Even further, optimal change of measure, that is, with \(\lambda =1-2/d=1/3(=\lambda ^{\star }({\varvec{\theta }}^{\star }))\) in line with (5.6), has resulted in the so-called perfect important sampling in the decomposition form (5.4). Here, the integral on the projection has been transformed, as follows:

$$\begin{aligned} \int _0^1 \frac{f(F^{-1}(v;\lambda );\lambda _0)}{f(F^{-1}(v;\lambda );\lambda )}\frac{1}{(F(F^{-1}(v;\lambda );\lambda _0))^{2/d}}dv =\int _0^1 \frac{\lambda _0}{\lambda }v^{\lambda _0/\lambda -1}\frac{1}{(v^{\lambda _0/\lambda })^{2/d}}dv=3\int _0^1dv, \end{aligned}$$

where the rightmost integral corresponds to Monte Carlo integration of constant 1 with respect to the projection dv, meaning that the infinite variance in its original form has now been (not quite reduced but) completely eliminated. The trajectories presented in Fig. 7b are thus extremely stable with no surprise, since Monte Carlo integration for the remaining integral \(\int _{{\mathcal {Y}}_3}\Vert A\textbf{y}\Vert ^{-2}d\textbf{y}\) is intrinsically easy.

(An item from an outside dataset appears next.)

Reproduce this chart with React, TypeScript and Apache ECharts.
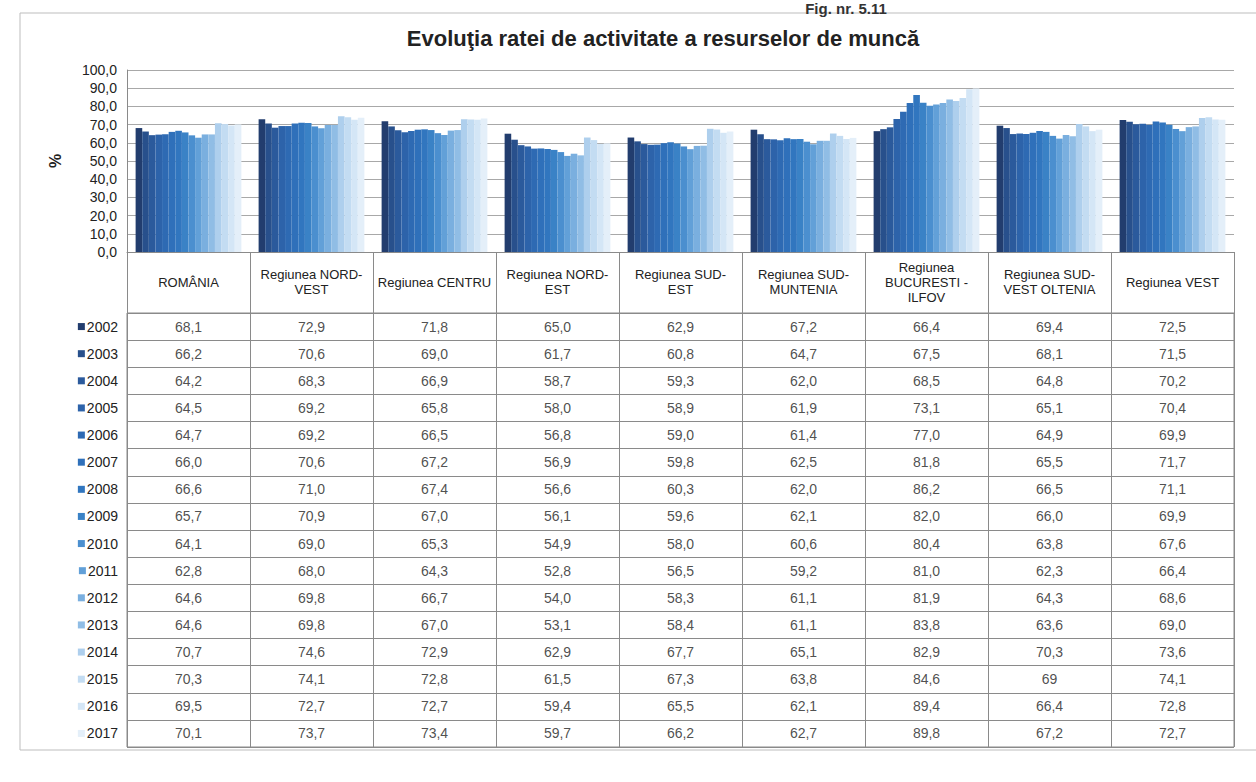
import React, { useEffect, useRef } from "react";
import * as echarts from "echarts";

const regions = [
  "ROMÂNIA",
  "Regiunea NORD-\nVEST",
  "Regiunea CENTRU",
  "Regiunea NORD-\nEST",
  "Regiunea SUD-\nEST",
  "Regiunea SUD-\nMUNTENIA",
  "Regiunea\nBUCURESTI -\nILFOV",
  "Regiunea SUD-\nVEST OLTENIA",
  "Regiunea VEST",
];

const years = ["2002", "2003", "2004", "2005", "2006", "2007", "2008", "2009", "2010", "2011", "2012", "2013", "2014", "2015", "2016", "2017"];

const v2002 = ["68,1", "72,9", "71,8", "65,0", "62,9", "67,2", "66,4", "69,4", "72,5"];
const v2003 = ["66,2", "70,6", "69,0", "61,7", "60,8", "64,7", "67,5", "68,1", "71,5"];
const v2004 = ["64,2", "68,3", "66,9", "58,7", "59,3", "62,0", "68,5", "64,8", "70,2"];
const v2005 = ["64,5", "69,2", "65,8", "58,0", "58,9", "61,9", "73,1", "65,1", "70,4"];
const v2006 = ["64,7", "69,2", "66,5", "56,8", "59,0", "61,4", "77,0", "64,9", "69,9"];
const v2007 = ["66,0", "70,6", "67,2", "56,9", "59,8", "62,5", "81,8", "65,5", "71,7"];
const v2008 = ["66,6", "71,0", "67,4", "56,6", "60,3", "62,0", "86,2", "66,5", "71,1"];
const v2009 = ["65,7", "70,9", "67,0", "56,1", "59,6", "62,1", "82,0", "66,0", "69,9"];
const v2010 = ["64,1", "69,0", "65,3", "54,9", "58,0", "60,6", "80,4", "63,8", "67,6"];
const v2011 = ["62,8", "68,0", "64,3", "52,8", "56,5", "59,2", "81,0", "62,3", "66,4"];
const v2012 = ["64,6", "69,8", "66,7", "54,0", "58,3", "61,1", "81,9", "64,3", "68,6"];
const v2013 = ["64,6", "69,8", "67,0", "53,1", "58,4", "61,1", "83,8", "63,6", "69,0"];
const v2014 = ["70,7", "74,6", "72,9", "62,9", "67,7", "65,1", "82,9", "70,3", "73,6"];
const v2015 = ["70,3", "74,1", "72,8", "61,5", "67,3", "63,8", "84,6", "69", "74,1"];
const v2016 = ["69,5", "72,7", "72,7", "59,4", "65,5", "62,1", "89,4", "66,4", "72,8"];
const v2017 = ["70,1", "73,7", "73,4", "59,7", "66,2", "62,7", "89,8", "67,2", "72,7"];

const yearValues = [v2002, v2003, v2004, v2005, v2006, v2007, v2008, v2009, v2010, v2011, v2012, v2013, v2014, v2015, v2016, v2017];

const yTicks = [0, 10, 20, 30, 40, 50, 60, 70, 80, 90, 100];

const yearColors = [
  "#223d6e", "#28508c", "#2b5a9c", "#2d63aa", "#2e6ab3", "#2f70ba", "#3176bf", "#3a82c6",
  "#4b8fcf", "#62a0d8", "#7aafdf", "#90bde5", "#aecfed", "#c3dcf2", "#d4e6f6", "#e4eff9",
];

const parse = (s: string) => parseFloat(s.replace(",", "."));

const TABLE_FONT = "'Liberation Sans', Arial, sans-serif";

export default function App() {
  const ref = useRef<HTMLDivElement>(null);
  useEffect(() => {
    if (!ref.current) return;
    const chart = echarts.init(ref.current, undefined, { renderer: "svg" });

    const barSeries = years.map((yr, i) => ({
      type: "bar",
      name: yr,
      xAxisIndex: 0,
      yAxisIndex: 0,
      data: yearValues[i].map(parse),
      itemStyle: { color: yearColors[i] },
      barGap: "0%",
      barCategoryGap: "14%",
      silent: true,
    }));

    const cellData = yearValues.flatMap((row, yi) =>
      row.map((s, xi) => ({ value: [xi, yi], name: s }))
    );

    const rich: any = { yr: { fontSize: 14, fontFamily: TABLE_FONT, color: "#222", padding: [0, 0, 0, 2] } };
    yearColors.forEach((c, i) => {
      rich["s" + i] = { width: 7, height: 7, backgroundColor: c };
    });

    chart.setOption({
      animation: false,
      backgroundColor: "#fff",
      title: {
        text: "Evoluţia ratei de activitate a resurselor de muncă",
        left: 658,
        textAlign: "center",
        top: 22,
        textStyle: { fontSize: 22, fontWeight: "bold", color: "#222", fontFamily: TABLE_FONT },
      },
      graphic: [
        {
          type: "rect",
          shape: { x: 20, y: 13, width: 1250, height: 737 },
          style: { fill: "none", stroke: "#bdbdbd", lineWidth: 1 },
          silent: true,
        },
        {
          type: "text",
          x: 846,
          y: 1,
          style: {
            text: "Fig. nr. 5.11",
            fontSize: 15,
            fontWeight: "bold",
            fill: "#333",
            fontFamily: TABLE_FONT,
            textAlign: "center",
            textVerticalAlign: "top",
          },
          silent: true,
        },
      ],
      grid: [
        { left: 127, right: 22, top: 70, height: 182 },
        { left: 127, right: 22, top: 313, height: 434, show: true, borderColor: "#8a8a8a", borderWidth: 1 },
      ],
      xAxis: [
        {
          type: "category",
          gridIndex: 0,
          data: regions,
          axisLine: { show: true, lineStyle: { color: "#8a8a8a" } },
          axisTick: { show: true, interval: 0, length: 61, lineStyle: { color: "#8a8a8a" } },
          axisLabel: {
            interval: 0,
            margin: 30,
            verticalAlign: "middle",
            fontSize: 13,
            lineHeight: 15,
            color: "#222",
            fontFamily: TABLE_FONT,
          },
        },
        {
          type: "category",
          gridIndex: 1,
          data: regions,
          axisLine: { show: false },
          axisTick: { show: false },
          axisLabel: { show: false },
          splitLine: { show: true, interval: 0, lineStyle: { color: "#8a8a8a" } },
        },
      ],
      yAxis: [
        {
          type: "value",
          gridIndex: 0,
          min: yTicks[0],
          max: yTicks[yTicks.length - 1],
          interval: 10,
          name: "%",
          nameLocation: "middle",
          nameGap: 64,
          nameRotate: 90,
          nameTextStyle: { fontSize: 16, fontWeight: "bold", color: "#222", fontFamily: TABLE_FONT },
          axisLine: { show: true, lineStyle: { color: "#8a8a8a" } },
          axisTick: { show: false },
          axisLabel: {
            margin: 10,
            fontSize: 14,
            color: "#222",
            fontFamily: TABLE_FONT,
            formatter: (v: number) => v.toFixed(1).replace(".", ","),
          },
          splitLine: { show: true, lineStyle: { color: "#a8a8a8" } },
        },
        {
          type: "category",
          gridIndex: 1,
          data: years,
          inverse: true,
          axisLine: { show: true, lineStyle: { color: "#8a8a8a" } },
          axisTick: { show: false },
          splitLine: { show: true, interval: 0, lineStyle: { color: "#8a8a8a" } },
          axisLabel: {
            interval: 0,
            margin: 9,
            formatter: (v: string) => {
              const i = years.indexOf(v);
              return "{s" + i + "|}{yr|" + v + "}";
            },
            rich,
          },
        },
      ],
      series: [
        ...barSeries,
        {
          type: "scatter",
          xAxisIndex: 1,
          yAxisIndex: 1,
          symbol: "rect",
          symbolSize: 1,
          itemStyle: { color: "rgba(0,0,0,0)" },
          silent: true,
          data: cellData,
          label: {
            show: true,
            position: "inside",
            formatter: "{b}",
            fontSize: 14,
            color: "#222",
            fontFamily: TABLE_FONT,
          },
        },
      ],
    });
    return () => chart.dispose();
  }, []);
  return <div ref={ref} style={{ position: "fixed", left: 0, top: 0, width: 1256, height: 782 }} />;
}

As such, the proposed framework has showcased its capability to transform an initially infinite variance into a finite one. Furthermore, it excels in identifying perfect importance sampling, even in cases where one might overlook such specific structures beforehand. Although the achieved success may seem problem-dependent at first glance, let us stress its significant value because this kind of problem settings are typical (and even central) in various fields of application. \(\square \)

6 Concluding Remarks

In this paper, we have established a novel framework of Monte Carlo integration over simplices, from sampling to variance reduction. We have first developed a uniform sampling technique over the standard simplex. This technique is built on the decomposition of the uniform law on the standard simplex into the uniform law on the canonical hyperplane and its projection towards the origin in the form of two independent random elements. Its implementation is quite simple and wastes no computing cost, unlike acceptance-rejection sampling. We have next constructed theories on change of measure in integration over simplices with a view towards variance reduction by importance sampling. For the projection, we have employed the so-called bypass function to change its uniform law. To address the canonical hyperplane, we have developed two ways of changing the measure. One is to stay within the Dirichlet law, while the other is, as for the projection, the bypass function on the uniform random variables appearing in a representation of the Dirichlet random vector. Throughout, we have provided figures and numerical examples to support our theoretical developments, as well as to claim great potential of the proposed framework of sampling and acceleration of Monte Carlo integration over simplices.

We close this study by highlighting future research directions. As described in Remark 3.1 and Sect. 3.3, there exist other methods for generating the uniform sample on the simplices \({\mathcal {X}}_d\) and \({\mathcal {Y}}_d\), for which the change of measure can also be developed and investigated as appropriate. As discussed towards the end of Sect. 4, the second framework (changing the measure via the bypass function on both canonical simplex and projection) has further potential for adaptive implementation of Monte Carlo averaging and parameter search on common random elements. Other types of variance reduction techniques, such as antithetic variates, control variates [17] and stratified sampling [29], should be effective, to a large extent, in the context of Monte Carlo integration over simplices, even under a batching procedure [28]. Finally, it would certainly be worthwhile to conduct an exhaustive numerical study in a wide variety of relevant problem settings in application. Those topics would be interesting future directions of research deserving of their own separate investigation.